Risk Limits

Risk Limits

Price Drift Checks

As an administrator you can configure price drift checks for child orders of any TT slicer order type. The configured price drift settings constrain order entry by either the number of ticks or a percentage price move over a specified time interval.

Note Price drift checks are only applied to child orders of TT Iceberg, TT Time Sliced, TT Time Duration, TT Volume Sliced, TT Volume Duration, and TT TWAP.

The price drift checks are configured as part of the account position limits settings for outrights (single or all contracts), spreads/strategies, and inter-product spreads. The checks are applied to an order based on the price of the previous order within a one or three minute rolling time interval (1 min interval and 3 min interval settings), or based on the price of the initial order (Lifetime interval setting).

Price drift check example

In the following example, Ticks are set to "3" for a 1 min interval for trading CME ES Sep 19 contracts using account "ABCDEF", and a user submits submits a 100 lot TT Time Sliced order configured to disclose one 10 lot order every 30 seconds with a relative price using this account.
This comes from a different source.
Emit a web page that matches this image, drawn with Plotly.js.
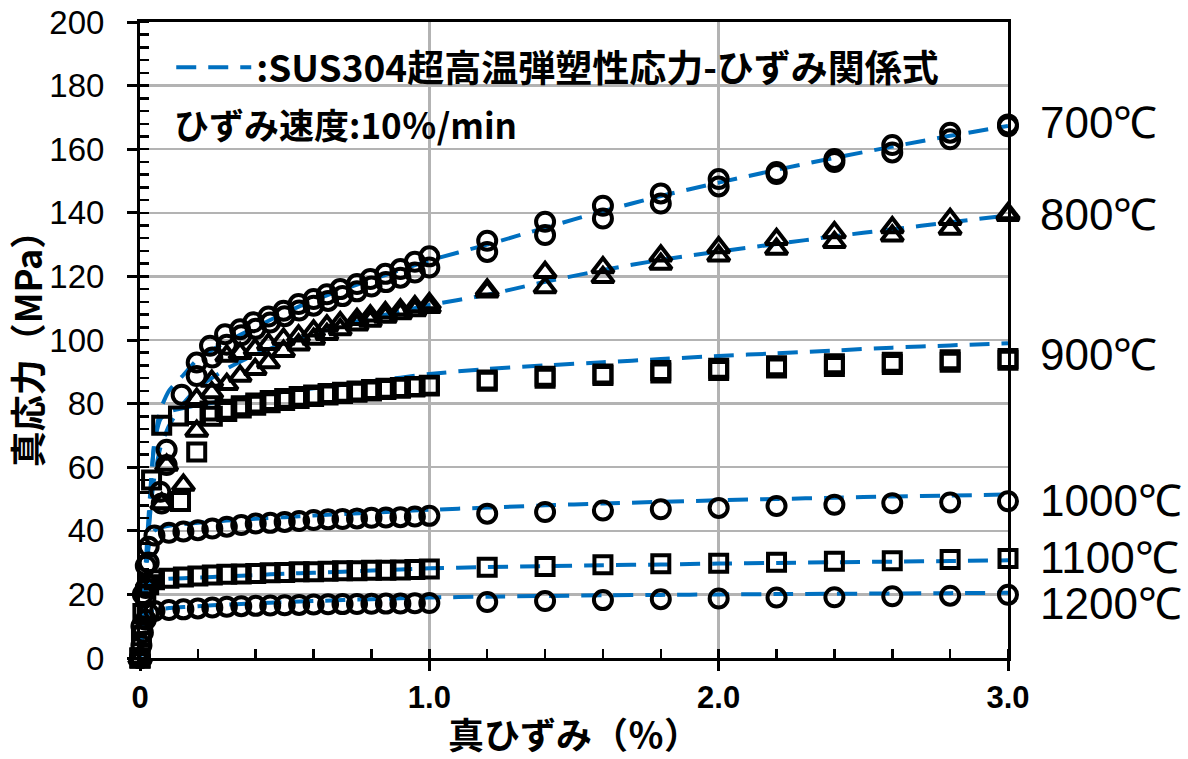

Based on the price drift check, the price of the newly submitted order is checked against the price of the earliest order submitted within the last minute:

  • For the first order submitted, there are no previous orders so the check is ignored.
  • For the second order submitted, the price of the previous order is compared.
  • For the third order, the price of the 1st order is compared (earliest child order submitted within the last one minute interval).

If the difference between the price of the earliest submitted order and the new order price is outside the "3" tick range, the new order will be rejected and the TT Time Sliced parent order will fail.